Apache Flink Fundamentals: Basic Concepts

Definition, Architecture, and Principles of Flink

Flink Application

  • Streams: Streams are divided into two types: bounded streams and unbounded streams. Unbounded streams have a start but no defined end. Bounded streams have a defined start and an end. Unbounded stream data continuously increases over time and the computations are continuous with no end. Contrary to unbounded streams, bounded stream data has a fixed size and an end when you complete the computations.
  • State: State is data information generated during computations and plays a significant role in fault tolerance, failure recovery, and checkpoints. In essence, stream computing is incremental processing. Therefore, stream computing requires keeping and querying a state continuously. Also, to ensure the exactly-once semantics, data needs to be written into the state. Persistent storage ensures exactly-once when the entire distributed system fails or crashes. This is another state role.
  • Time: Time in Flink includes Event time, Ingestion time, and Processing time. Because unbounded data processed in Flink is a continuous process, time is an important basis to judge upon whether the state experiences latency and whether data is processed on time.
  • API: APIs are usually divided into three layers` from top to bottom: SQL/Table API, DataStream API, and ProcessFunction. APIs show powerful expressiveness and abstraction. However, the closer it is to the SQL layer, the weaker the expressiveness. On the contrary, APIs in the ProcessFunction layer has strong expressiveness and support various flexible operations, but the abstraction capability is smaller.

Flink Architecture

  • Unified Data Processing Framework: Flink has a unified framework for processing bounded and unbounded data streams.
  • Flexible Deployment: The underlying layer of Flink supports many resource schedulers, including YARN and Kubernetes. The built-in Flink standalone scheduler also supports flexible deployment.
  • High Scalability: Scalability is very important for distributed systems. During Alibaba’s Double 11 events, Flink helps to process large amounts of data and delivers good performance while processing up to 1.7 billion data entries per second.
  • Excellent Stream Processing Performance: The biggest advantage of Flink over is that it completely abstracts state semantics into the framework and supports reading state locally. This avoids a large amount of network I/O and significantly improves the performance of reading and saving state.

Flink Operation

  • Thanks to the consistent checkpoints in the Flink implementation, Flink has a 24/7 available Service Oriented Architecture (SOA). Checkpoints are the core mechanism to handle fault tolerance in Flink, which regularly records the state of Operators during computations and generates snapshots for persistent storage.
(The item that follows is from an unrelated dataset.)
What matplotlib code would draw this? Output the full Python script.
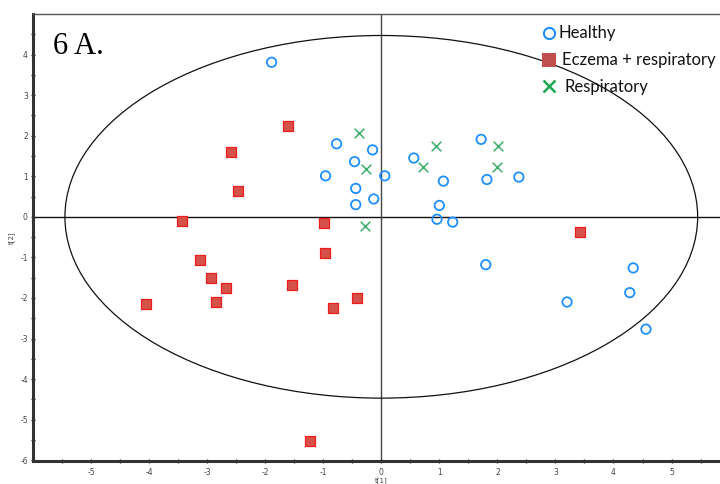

When a Flink job fails and crashes, Flink allows you to selectively restore the job from checkpoints to ensure computational consistency.
  • Flink provides functions and interfaces for monitoring, O&M, as well as built-in Web UI. It also provides DAG graphs and various metrics for running jobs and helping you manage job state.

Flink Scenarios

Flink Scenario: Data Pipeline

  • Real-time Data Warehouse
  • Search Engine

Flink Scenario: Data Analytics

Flink Scenario: Data-Driven

Stateful Stream Processing

Traditional Batch Processing

Features of Ideal Solutions

  • State: An ideal solution ensures that the engine is capable of accumulating and maintaining state. The cumulative state represents all events that have been received in the past and affects the output.
  • Time: With time, the engine has a mechanism to control data integrity. After receiving data, computational results are returned.
  • Results Available in Real-time: Producing real-time results is an ideal solution. More importantly, a new model for processing continuous data is needed to process real-time data to fully comply with the characteristics of continuous data.

Stream Processing

Distributed Stream Processing

Stateful Distributed Stream Processing

Advantages of Apache Flink

State and Fault Tolerance

  • How to ensure that the state has the exactly-once fault-tolerance guarantee?
  • How to produce global consistent snapshots for multiple operators with the local state in distributed scenarios?
  • How to create a snapshot without interrupting the operation?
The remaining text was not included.